After the case was opened several more times, it wasn’t until May 17, 2000, that the FBI eventually announced that the bombing had been the work of the Ku Klux Klan splinter group known as the Cahaba Boys. They claimed the bombing had been the work of four men, Robert Chambliss, Herman Cash, Thomas Blanton and Bobby Cherry. Cash was already dead, but Blanton and Cherry were arrested and tried. So it was 38 years after the bombing of the church that Thomas Blanton and Bobby Cherry were found guilty of the deaths of the four girls and given a life sentence. Bobby Cherry, who right up until his death in November 2004, always denied that he had had any part in terror attack on the Baptist church.
A song entitled Birmingham Sunday was composed by Richard Farina and recorded by Joan Baez to commemorate the aftermath of the tragedy, and in 1997 a documentary called 4 Little Girls, which was directed by Spike Lee, was nominated for an Academy Award.

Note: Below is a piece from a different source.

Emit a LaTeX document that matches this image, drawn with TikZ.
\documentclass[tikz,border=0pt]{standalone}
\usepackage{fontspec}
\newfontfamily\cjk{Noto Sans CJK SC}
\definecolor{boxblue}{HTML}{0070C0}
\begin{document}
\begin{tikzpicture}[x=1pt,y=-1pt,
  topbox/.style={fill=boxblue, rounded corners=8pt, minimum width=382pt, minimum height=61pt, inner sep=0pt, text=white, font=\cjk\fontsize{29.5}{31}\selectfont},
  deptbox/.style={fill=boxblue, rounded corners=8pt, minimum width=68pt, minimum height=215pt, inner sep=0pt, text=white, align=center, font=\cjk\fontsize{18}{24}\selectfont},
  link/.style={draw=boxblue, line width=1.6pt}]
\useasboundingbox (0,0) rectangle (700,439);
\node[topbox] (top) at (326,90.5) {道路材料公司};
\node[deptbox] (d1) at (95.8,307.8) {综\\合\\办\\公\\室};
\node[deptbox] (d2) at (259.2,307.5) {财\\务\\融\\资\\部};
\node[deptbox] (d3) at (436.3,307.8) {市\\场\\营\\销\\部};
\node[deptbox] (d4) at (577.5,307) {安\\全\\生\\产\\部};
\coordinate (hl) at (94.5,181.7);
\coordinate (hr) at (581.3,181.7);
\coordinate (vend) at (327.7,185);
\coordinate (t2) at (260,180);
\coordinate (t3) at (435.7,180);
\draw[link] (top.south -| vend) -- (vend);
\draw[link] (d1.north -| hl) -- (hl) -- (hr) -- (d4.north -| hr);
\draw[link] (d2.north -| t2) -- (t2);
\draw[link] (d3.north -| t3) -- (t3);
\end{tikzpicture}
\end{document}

Come round by my side and I’ll sing you a song
I’ll sing it so softly, it’ll do no one wrong
On Birmingham Sunday, the blood ran like wine
And the choir kept singing of freedom
That cold autumn morning no eyes saw the sun
And Addie Mae Collins, her number was one
At an old Baptist church, there was no need to run
And the choir kept singing of freedom
The clouds they were gray and the autumn winds blew
And Denise McNair brought the number to two
The falcon of Death was a creature they knew
And the choir kept singing of freedom
The church it was crowded but no one could see
That Cynthia Wesley’s dark number was three
Her prayers and her feelings would shame you and me
And the choir kept singing of freedom
Young Carol Robertson entered the door
And the number her killers had given was four
She asked for a blessing, but asked for no more
And the choir kept singing of freedom
On Birmingham Sunday the noise shook the ground
And people all over the earth turned around
For no one recalled a more cowardly sounds
And the choir kept singing of freedom
The men in the forest, they asked it of me
How many blackberries grew in the blue sea
And I asked them right with a tear in my eye
How many dark ships in the forest
The Sunday has come and the Sunday has gone
And I can’t do much more than to sing you this song
I’ll sing it so softly, it’ll do no one wrong
And the choirs keep singing of freedom
The church itself was repaired and is still functional today, remaining a central landmark in the Birmingham Civil Rights District. In 1980, the 16th Street Baptist Church was added to the National Register of Historic Places, and in 2006 it was designated as a National Historic Landmark.